If we had an API access to renku v2, maybe we could make our bot harmonize our interpretation of the project dependencies as derived from the mounted repositories with renku project settings so that new sessions have the right secrets. As an idea.

You already have API access - you can find it here: https://renkulab.io/swagger/?urls.primaryName=data+service

It's authenticated with the JWT token from keycloak and to use it from the swagger page and click "Authorize --> PKCE" using the openid scope.

volodymyrss commented 1 week ago

First I want to step back and make clear the use case. We want that the platform, e.g. renku can recognize that a project may need this sort of dependencies to work. Right now, there is no such link, and the user has to manually specify secret mount location after visually inspecting the project for any possible use of these secrets in particular location. For me, this is inconvenient, and especially complicates sharing and reuse of the project. Do we agree that this is a difficulty? And that we would like address it? Maybe I'm misinterpreting what you mean by "recognize". The way I read it initially, it implied that the platform should infer from somewhere (e.g. a code repository) what is needed automatically.

What I mean by "recognize" has some space for interpretation depending on implementation. What I want to say that there is a problem that there can be a situation, when there is a critical piece of information missing, this condition could be determined by the platform but it would not be at the moment. So every user who adds a particular git repository using some secret has to make sure the secret is mounted in the right place for this repository. And users have no way to share this configuration.

But maybe you just mean that the renku v2 project itself could be configured/annotated in such a way as to remind the user at the right moment that they are missing some critical piece of information and that their session won't function without it?

When you say "as to remind" - who would remind? Some renku functionality? If yes, renku would need to infer from somewhere (e.g. a code repository) what is needed automatically?

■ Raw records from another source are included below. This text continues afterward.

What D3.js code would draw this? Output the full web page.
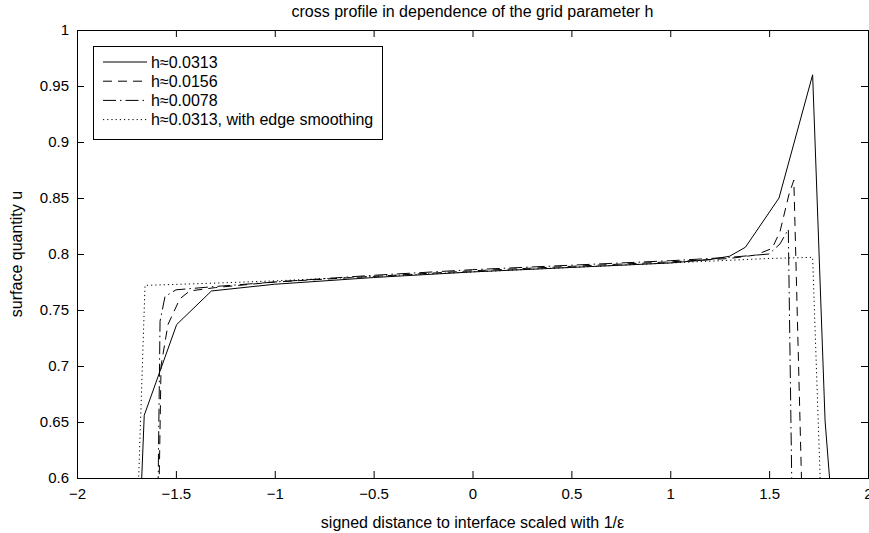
<!DOCTYPE html>
<html><head><meta charset="utf-8">
<script src="https://cdn.jsdelivr.net/npm/d3@7"></script>
<style>
body{margin:0;background:#fff;}
text{font-family:"Liberation Sans",Arial,Helvetica,sans-serif;fill:#000;}
</style></head>
<body><svg id="c" width="869" height="533"></svg>
<script>
// ---- data ----
const title = "cross profile in dependence of the grid parameter h";
const xLabel = "signed distance to interface scaled with 1/\u03b5";
const yLabel = "surface quantity u";
const xTicks = [-2, -1.5, -1, -0.5, 0, 0.5, 1, 1.5, 2];
const yTicks = [0.6, 0.65, 0.7, 0.75, 0.8, 0.85, 0.9, 0.95, 1];
const seriesNames = ["h\u22480.0313", "h\u22480.0156", "h\u22480.0078", "h\u22480.0313, with edge smoothing"];

const h0313_x = [-1.675, -1.66, -1.496, -1.32, -1.0, -0.5, 0.0, 0.5, 1.0, 1.2, 1.3, 1.38, 1.55, 1.72, 1.783, 1.81];
const h0313_y = [0.59, 0.656, 0.737, 0.767, 0.773, 0.779, 0.784, 0.788, 0.792, 0.795, 0.798, 0.806, 0.850, 0.960, 0.651, 0.59];

const h0156_x = [-1.585, -1.575, -1.54, -1.48, -1.43, -1.3, -1.0, -0.5, 0.0, 0.5, 1.0, 1.3, 1.43, 1.515, 1.555, 1.6, 1.625, 1.665];
const h0156_y = [0.59, 0.700, 0.737, 0.760, 0.767, 0.770, 0.775, 0.780, 0.785, 0.789, 0.793, 0.796, 0.799, 0.805, 0.820, 0.853, 0.866, 0.59];

const h0078_x = [-1.59, -1.58, -1.555, -1.5, -1.3, -1.0, -0.5, 0.0, 0.5, 1.0, 1.3, 1.5, 1.555, 1.597, 1.615];
const h0078_y = [0.59, 0.740, 0.762, 0.768, 0.771, 0.775, 0.781, 0.786, 0.790, 0.794, 0.797, 0.800, 0.809, 0.822, 0.59];

const smooth_x = [-1.69, -1.656, -1.3, -1.0, -0.5, 0.0, 0.5, 1.0, 1.5, 1.72, 1.76];
const smooth_y = [0.59, 0.772, 0.774, 0.776, 0.780, 0.784, 0.788, 0.792, 0.796, 0.797, 0.59];

const dashes = [null, "9,6", "13,4,1.5,4", "1.2,3"];

// ---- layout ----
const W = 869, H = 533;
const m = {left: 77, top: 30, right: 1, bottom: 55};
const pw = W - m.left - m.right, ph = H - m.top - m.bottom;
const svg = d3.select("#c");
const x = d3.scaleLinear().domain([-2, 2]).range([m.left, m.left + pw]);
const y = d3.scaleLinear().domain([0.6, 1]).range([m.top + ph, m.top]);

svg.append("defs").append("clipPath").attr("id", "clip")
  .append("rect").attr("x", m.left).attr("y", m.top).attr("width", pw).attr("height", ph);

const series = [
  {xs: h0313_x, ys: h0313_y},
  {xs: h0156_x, ys: h0156_y},
  {xs: h0078_x, ys: h0078_y},
  {xs: smooth_x, ys: smooth_y}
];
const line = d3.line().x(d => x(d[0])).y(d => y(d[1]));
const g = svg.append("g").attr("clip-path", "url(#clip)");
series.forEach((s, i) => {
  const pts = s.xs.map((v, k) => [v, s.ys[k]]);
  g.append("path").attr("d", line(pts)).attr("fill", "none")
    .attr("stroke", "#000").attr("stroke-width", 1)
    .attr("stroke-dasharray", dashes[i]);
});

// axes (MATLAB box with inward ticks)
const fmt = d => d3.format("")(d).replace("-", "\u2212");
const tl = 7;
const axB = d3.axisBottom(x).tickValues(xTicks).tickSize(-tl).tickPadding(10).tickFormat(fmt);
const axT = d3.axisTop(x).tickValues(xTicks).tickSize(-tl).tickFormat("");
const axL = d3.axisLeft(y).tickValues(yTicks).tickSize(-tl).tickPadding(8).tickFormat(d => d3.format("")(d));
const axR = d3.axisRight(y).tickValues(yTicks).tickSize(-tl).tickFormat("");
function style(sel){
  sel.selectAll(".domain").attr("stroke", "#000");
  sel.selectAll(".tick line").attr("stroke", "#000");
  sel.selectAll("text").attr("font-size", 15).attr("font-family", "Liberation Sans, Arial, sans-serif").attr("fill", "#000");
}
svg.append("g").attr("transform", `translate(0,${m.top + ph})`).call(axB).call(style);
svg.append("g").attr("transform", `translate(0,${m.top})`).call(axT).call(style);
svg.append("g").attr("transform", `translate(${m.left},0)`).call(axL).call(style);
svg.append("g").attr("transform", `translate(${m.left + pw},0)`).call(axR).call(style);

// titles
svg.append("text").attr("x", x(0)).attr("y", 16.5).attr("text-anchor", "middle")
  .attr("font-size", 16).text(title);
svg.append("text").attr("x", x(0)).attr("y", 528).attr("text-anchor", "middle")
  .attr("font-size", 16).text(xLabel);
svg.append("text").attr("transform", `translate(22,${y(0.8)}) rotate(-90)`).attr("text-anchor", "middle")
  .attr("font-size", 16).text(yLabel);

// legend
const lg = svg.append("g");
lg.append("rect").attr("x", 93.5).attr("y", 46.5).attr("width", 289).attr("height", 93)
  .attr("fill", "#fff").attr("stroke", "#000").attr("stroke-width", 1);
seriesNames.forEach((n, i) => {
  const yy = 62 + i * 19.2;
  lg.append("line").attr("x1", 103).attr("x2", 147).attr("y1", yy).attr("y2", yy)
    .attr("stroke", "#000").attr("stroke-width", 1).attr("stroke-dasharray", dashes[i]);
  lg.append("text").attr("x", 151).attr("y", yy).attr("dy", "0.35em").attr("font-size", 16).text(n);
});
</script></body></html>
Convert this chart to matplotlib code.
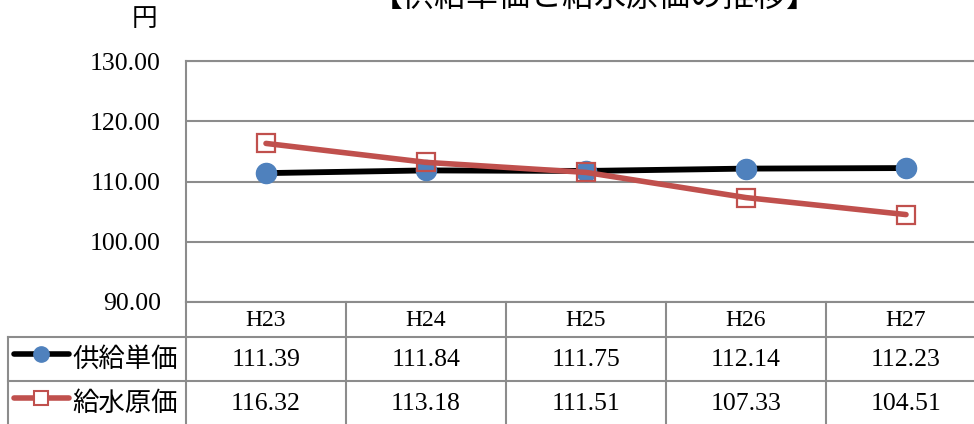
import matplotlib
matplotlib.use("Agg")
import matplotlib.pyplot as plt
from matplotlib.lines import Line2D

plt.rcParams['font.family'] = ['Liberation Serif', 'Noto Sans CJK JP', 'DejaVu Sans']

# data
years = ["H23", "H24", "H25", "H26", "H27"]
supply_price = [111.39, 111.84, 111.75, 112.14, 112.23]   # 供給単価
water_cost = [116.32, 113.18, 111.51, 107.33, 104.51]     # 給水原価
series_names = ["供給単価", "給水原価"]
title = "【供給単価と給水原価の推移】"
y_ticks = [90, 100, 110, 120, 130]

BLUE = "#4F81BD"
RED = "#C0504D"
GRID = "#8C8C8C"

W, H = 974, 424
fig = plt.figure(figsize=(W / 100, H / 100), dpi=100)


def frac(left, top, right, bottom):
    # pixel box -> figure fraction rect
    return [left / W, 1 - bottom / H, (right - left) / W, (bottom - top) / H]


# main plot
ax = fig.add_axes(frac(186, 61, 986, 302))
x = list(range(len(years)))
ax.plot(x, supply_price, color="black", lw=4.2, marker="o", ms=14.5,
        mfc=BLUE, mec=BLUE, zorder=3, solid_capstyle="round")
ax.plot(x, water_cost, ls="none", marker="s", ms=13.5, mfc="none",
        mec=RED, mew=1.6, zorder=4)
ax.plot(x, water_cost, color=RED, lw=4, zorder=5, solid_capstyle="round")

ax.set_xlim(-0.5, len(years) - 0.5)
ax.set_ylim(y_ticks[0], y_ticks[-1])
ax.set_yticks(y_ticks)
ax.set_yticklabels([f"{v:.2f}" for v in y_ticks], fontsize=18.5)
ax.set_xticks([])
ax.tick_params(axis="y", length=0, pad=18)
ax.grid(axis="y", color=GRID, lw=1.5)
for side in ["right", "bottom"]:
    ax.spines[side].set_visible(False)
for side in ["left", "top"]:
    ax.spines[side].set_color(GRID)
    ax.spines[side].set_linewidth(1.5)
ax.set_axisbelow(True)

fig.text(145 / W, 1 - 20 / H, "円", fontsize=18.5, ha="center", va="center")
# title sits partly above the top edge, as in the source image
fig.text(595 / W, 1 + 1 / H, title, fontsize=23, ha="center", va="center")

# data table below the plot
tab = fig.add_axes(frac(186, 302, 986, 425))
tab.set_xlim(-0.5, len(years) - 0.5)
row_edges = [0, 35, 79, 123]
tab.set_ylim(row_edges[-1], 0)
tab.axis("off")
leg_left = -0.5 - 178 / 160

lkw = dict(color=GRID, lw=1.5, clip_on=False)
tab.plot([-0.5, len(years) - 0.5], [row_edges[0]] * 2, **lkw)
for r in row_edges[1:3]:
    tab.plot([leg_left, len(years) - 0.5], [r, r], **lkw)
tab.plot([-0.5, -0.5], [row_edges[0], row_edges[-1]], **lkw)
tab.plot([leg_left, leg_left], [row_edges[1], row_edges[-1]], **lkw)
for i in range(len(years)):
    tab.plot([i + 0.5, i + 0.5], [row_edges[0], row_edges[-1]], **lkw)

for i, yr in enumerate(years):
    tab.text(i, (row_edges[0] + row_edges[1]) / 2 + 1, yr, fontsize=17,
             ha="center", va="center")
for r, vals in enumerate([supply_price, water_cost]):
    yc = (row_edges[r + 1] + row_edges[r + 2]) / 2 + 1
    for i, v in enumerate(vals):
        tab.text(i, yc, f"{v:.2f}", fontsize=18.5, ha="center", va="center")

# legend keys inside table
styles = [dict(color="black", lw=4, marker="o", ms=11, mfc=BLUE, mec=BLUE),
          dict(color=RED, lw=4, marker="s", ms=10, mfc="white", mec=RED, mew=1.5)]
for r, (name, st) in enumerate(zip(series_names, styles)):
    yc = (row_edges[r + 1] + row_edges[r + 2]) / 2
    kx0 = leg_left + 6 / 160
    kx1 = leg_left + 61 / 160
    tab.add_line(Line2D([kx0, kx1], [yc - 5, yc - 5], color=st["color"],
                        lw=st["lw"], clip_on=False, solid_capstyle="round"))
    tab.add_line(Line2D([(kx0 + kx1) / 2], [yc - 5], ls="none", marker=st["marker"],
                        ms=st["ms"], mfc=st["mfc"], mec=st["mec"],
                        mew=st.get("mew", 1), clip_on=False))
    tab.text(leg_left + 64 / 160, yc, name, fontsize=19, ha="left", va="center",
             family=['Noto Sans CJK JP', 'DejaVu Sans'])

fig.savefig("out.png", dpi=100)
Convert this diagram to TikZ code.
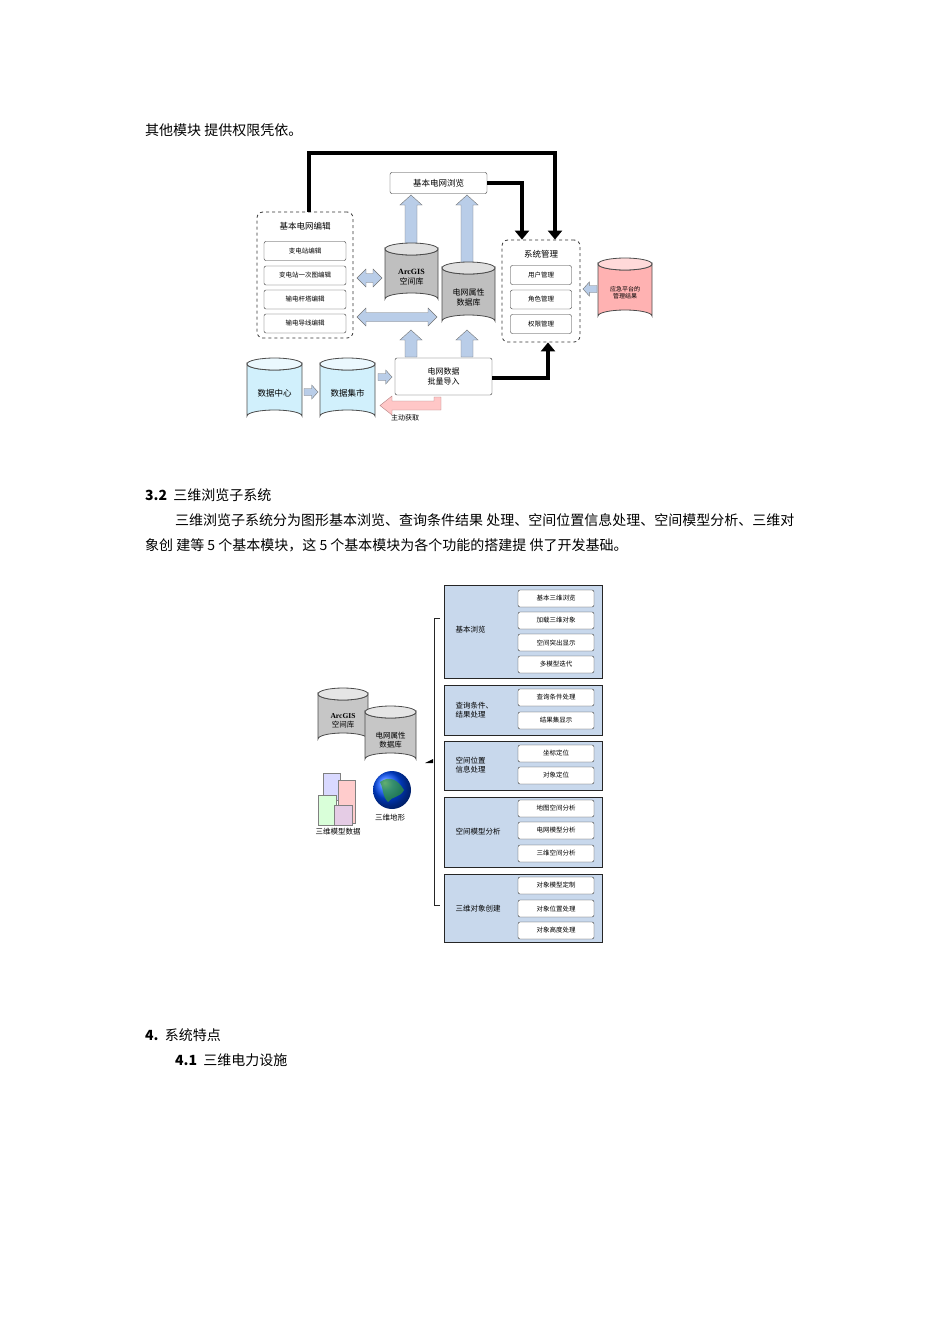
\documentclass[tikz,border=0pt]{standalone}
\usepackage{fontspec}
\setmainfont{Noto Sans CJK SC}
\newfontfamily\ser{Liberation Serif}
\usetikzlibrary{arrows.meta}
\definecolor{panblue}{RGB}{200,216,236}
\definecolor{arrblue}{RGB}{185,205,232}
\newcommand\mycyl[7]{% name, x1, x2, ytop(center), ybot(center), color, top color
 \path[fill=#6,draw=black!70,thick] (#2,#4) -- (#2,#5) arc[start angle=180,end angle=360,x radius={(#3-#2)/2},y radius=6] -- (#3,#4) arc[start angle=0,end angle=180,x radius={(#3-#2)/2},y radius=6] -- cycle;
 \draw[fill=#7,draw=black!70,thick] ({(#2+#3)/2},#4) ellipse[x radius={(#3-#2)/2},y radius=6];}
\newcommand\uparr[3]{% x, ytip, ybase
 \draw[barr] ({#1-6},#3) -- ({#1-6},{#2+10}) -- ({#1-11},{#2+10}) -- (#1,#2) -- ({#1+11},{#2+10}) -- ({#1+6},{#2+10}) -- ({#1+6},#3) -- cycle;}
\newcommand\dblarr[3]{% xa, xb, y
 \draw[barr] (#1,#3) -- ({#1+9},{#3-9}) -- ({#1+9},{#3-4.5}) -- ({#2-9},{#3-4.5}) -- ({#2-9},{#3-9}) -- (#2,#3) -- ({#2-9},{#3+9}) -- ({#2-9},{#3+4.5}) -- ({#1+9},{#3+4.5}) -- ({#1+9},{#3+9}) -- cycle;}
\newcommand\rarr[3]{% xa, xb(tip), y
 \draw[barr] (#1,{#3-3.5}) -- ({#2-0.45*(#2-#1)},{#3-3.5}) -- ({#2-0.45*(#2-#1)},{#3-7}) -- (#2,#3) -- ({#2-0.45*(#2-#1)},{#3+7}) -- ({#2-0.45*(#2-#1)},{#3+3.5}) -- (#1,{#3+3.5}) -- cycle;}
\begin{document}
\begin{tikzpicture}[x=1pt,y=-1pt,
 body/.style={anchor=west,inner sep=0,font=\fontsize{14}{14}\selectfont},
 sm/.style={draw=black!80,rounded corners=2,fill=white,minimum width=82,minimum height=19,inner sep=0,font=\fontsize{6.5}{7}\selectfont},
 dbox/.style={draw=black!80,dashed,thick,rounded corners=6},
 ttl/.style={font=\fontsize{8.5}{9}\selectfont},
 barr/.style={draw=black!55,fill=arrblue,line join=miter},
 thk/.style={line width=3.5,-{Triangle[length=9,width=14]}},
 pan/.style={draw=black!85,thick,fill=panblue,minimum width=158,anchor=north west,inner sep=0},
 in2/.style={draw=black!80,rounded corners=2,fill=white,minimum width=76,minimum height=17,inner sep=0,font=\fontsize{6.5}{7}\selectfont},
 lab/.style={anchor=west,align=left,font=\fontsize{7.5}{9}\selectfont}]
\useasboundingbox (0,0) rectangle (950,1344);
% text
\node[body] (t1) at (145,130) {其他模块 提供权限凭依。};
\node[body] (t2) at (145,495) {\textbf{3.2}\ \ 三维浏览子系统};
\node[body] (t3) at (175,520) {三维浏览子系统分为图形基本浏览、查询条件结果 处理、空间位置信息处理、空间模型分析、三维对};
\node[body] (t4) at (145,545) {象创 建等 5 个基本模块，这 5 个基本模块为各个功能的搭建提 供了开发基础。};
\node[body] (t5) at (145,1035) {\textbf{4.}\ \ 系统特点};
\node[body] (t6) at (175,1060) {\textbf{4.1}\ \ 三维电力设施};
%% diagram 1
\node[draw=black!80,rounded corners=2,minimum width=97,minimum height=21,inner sep=0,ttl] (browse) at (438.5,183) {基本电网浏览};
\node[dbox,minimum width=96,minimum height=126] (edit) at (305,275) {};
\node[ttl] (editT) at (305,226) {基本电网编辑};
\node[sm] (e1) at (305,251) {变电站编辑};
\node[sm] (e2) at (305,275.5) {变电站一次图编辑};
\node[sm] (e3) at (305,299.5) {输电杆塔编辑};
\node[sm] (e4) at (305,323.5) {输电导线编辑};
\node[dbox,minimum width=78,minimum height=102] (sys) at (541,291) {};
\node[ttl] (sysT) at (541,254) {系统管理};
\node[sm,minimum width=61] (s1) at (541,275) {用户管理};
\node[sm,minimum width=61] (s2) at (541,299.5) {角色管理};
\node[sm,minimum width=61] (s3) at (541,324) {权限管理};
\uparr{411}{195}{252}
\uparr{467}{195}{270}
\mycyl{arc}{385}{438}{249}{299}{gray!50}{gray!25}
\node[align=center,font=\fontsize{8}{10}\selectfont] (arcT) at (411.5,277) {{\ser\bfseries ArcGIS}\\空间库};
\mycyl{attr}{442}{495}{268}{321}{gray!50}{gray!25}
\node[align=center,font=\fontsize{8}{10}\selectfont] (attrT) at (468.5,297) {电网属性\\数据库};
\mycyl{emg}{598}{652}{264}{316}{red!30}{red!15}
\node[align=center,font=\fontsize{6}{7}\selectfont] (emgT) at (625,293) {应急平台的\\管理结果};
\mycyl{dc}{247}{302}{364}{416}{cyan!18}{cyan!8}
\node[font=\fontsize{8.5}{9}\selectfont] (dcT) at (274.5,393) {数据中心};
\mycyl{dm}{320}{375}{364}{416}{cyan!18}{cyan!8}
\node[font=\fontsize{8.5}{9}\selectfont] (dmT) at (347.5,393) {数据集市};
\node[draw=black!80,rounded corners=2,minimum width=97,minimum height=37,inner sep=0,align=center,font=\fontsize{8}{10}\selectfont] (imp) at (443.5,376.5) {电网数据\\批量导入};
\uparr{411}{330}{357}
\uparr{467}{330}{357}
\dblarr{357}{382}{278}
\dblarr{357}{437}{317}
\rarr{304}{318}{392}
\rarr{378}{392}{377}
\rarr{597}{583}{289}
% thick connectors
\coordinate (c1) at (309,153);
\coordinate (c2) at (555,153);
\draw[thk] (edit.north -| c1) -- (c1) -- (c2) -- (sys.north -| c2);
\coordinate (c3) at (522,183);
\draw[thk] (browse.east) -- (c3) -- (sys.north -| c3);
\coordinate (c4) at (548,378);
\draw[thk] (imp.east |- c4) -- (c4) -- (sys.south -| c4);
% pink arrow
\draw[draw=red!40!black!50,fill=red!22,line join=miter] (441,397) -- (441,410) -- (392,410) -- (392,415) -- (380,405.5) -- (392,396) -- (392,401) -- (434,401) -- (434,397) -- cycle;
\node[font=\fontsize{7}{8}\selectfont] (pT) at (405,418) {主动获取};
%% diagram 2
\node[pan,minimum height=93] (P1) at (444,585) {};
\node[pan,minimum height=50] (P2) at (444,685) {};
\node[pan,minimum height=49] (P3) at (444,741) {};
\node[pan,minimum height=70] (P4) at (444,797) {};
\node[pan,minimum height=68] (P5) at (444,874) {};
\node[lab] (L1) at (452,630) {基本浏览};
\node[lab] (L2) at (452,710) {查询条件、\\结果处理};
\node[lab] (L3) at (452,765) {空间位置\\信息处理};
\node[lab] (L4) at (452,832) {空间模型分析};
\node[lab] (L5) at (452,909) {三维对象创建};
\node[in2] (a1) at (556,598.5) {基本三维浏览};
\node[in2] (a2) at (556,620.5) {加载三维对象};
\node[in2] (a3) at (556,642.5) {空间突出显示};
\node[in2] (a4) at (556,664.5) {多模型迭代};
\node[in2] (b1) at (556,697.5) {查询条件处理};
\node[in2] (b2) at (556,720.5) {结果集显示};
\node[in2] (c1n) at (556,753.5) {坐标定位};
\node[in2] (c2n) at (556,775.5) {对象定位};
\node[in2] (d1) at (556,808.5) {地图空间分析};
\node[in2] (d2) at (556,830.5) {电网模型分析};
\node[in2] (d3) at (556,853.5) {三维空间分析};
\node[in2] (f1) at (556,885.5) {对象模型定制};
\node[in2] (f2) at (556,908.5) {对象位置处理};
\node[in2] (f3) at (556,930.5) {对象高度处理};
% brace
\coordinate (br1) at (440,618);
\coordinate (br2) at (440,905);
\draw[thick,black!85] (br1) -- ++(-6,0) -- ++(0,287) -- (br2);
\coordinate (bp) at (433,763);
\fill (bp) -- ++(-8,0) -- ++(8,-4) -- cycle;
\mycyl{a}{318}{368}{694}{739}{gray!45}{gray!20}
\node[align=center,font=\fontsize{7.5}{9}\selectfont] (aT) at (343,721) {{\ser\bfseries ArcGIS}\\空间库};
\mycyl{b}{365}{416}{712}{759}{gray!45}{gray!20}
\node[align=center,font=\fontsize{7.5}{9}\selectfont] (bT) at (390.5,740) {电网属性\\数据库};
% 3d blocks
\draw[fill=blue!15,draw=gray] (323,773) rectangle (340,800);
\draw[fill=red!20,draw=gray] (338,780) rectangle (355,823);
\draw[fill=green!15,draw=gray] (318,795) rectangle (336,825);
\draw[fill=violet!20,draw=gray] (334,805) rectangle (352,825);
\node[font=\fontsize{7.5}{9}\selectfont] (mT) at (338,832) {三维模型数据};
\shade[ball color=blue!70!cyan] (392,790) circle (19);
\fill[green!50!black!80,opacity=0.7] (380,782) .. controls (390,775) and (398,780) .. (404,790) .. controls (400,798) and (392,796) .. (388,802) .. controls (382,796) and (384,790) .. cycle;
\node[font=\fontsize{7.5}{9}\selectfont] (gT) at (390,818) {三维地形};
\end{tikzpicture}
\end{document}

If we had an API access to renku v2, maybe we could make our bot harmonize our interpretation of the project dependencies as derived from the mounted repositories with renku project settings so that new sessions have the right secrets. As an idea.

You already have API access - you can find it here: https://renkulab.io/swagger/?urls.primaryName=data+service

It's authenticated with the JWT token from keycloak and to use it from the swagger page and click "Authorize --> PKCE" using the openid scope.

rokroskar commented 1 week ago

Currently we don't have a concept of dependencies between entities (runtime environments, data sources, code repositories, secrets) but I don't really see why it would not be possible. So you could declare a repository and state that to use it, it also needs a data source of a certain kind and a secret/token to access some external service. Then other people that would bring that repository into their project would see the same requirement. This could also be done in the context of the session launcher, where it would require the user to connect certain entities before being able to launch a session.

volodymyrss commented 1 week ago

Currently we don't have a concept of dependencies between entities (runtime environments, data sources, code repositories, secrets) but I don't really see why it would not be possible. So you could declare a repository and state that to use it, it also needs a data source of a certain kind and a secret/token to access some external service. Then other people that would bring that repository into their project would see the same requirement. This could also be done in the context of the session launcher, where it would require the user to connect certain entities before being able to launch a session.

This sounds good to me. It sounds like some specification for computational environments with dependencies which does not exist yet. So if it's developed here, it could be reused elsewhere. At least this will be useful when exporting renku environment for execution at HPC clusters.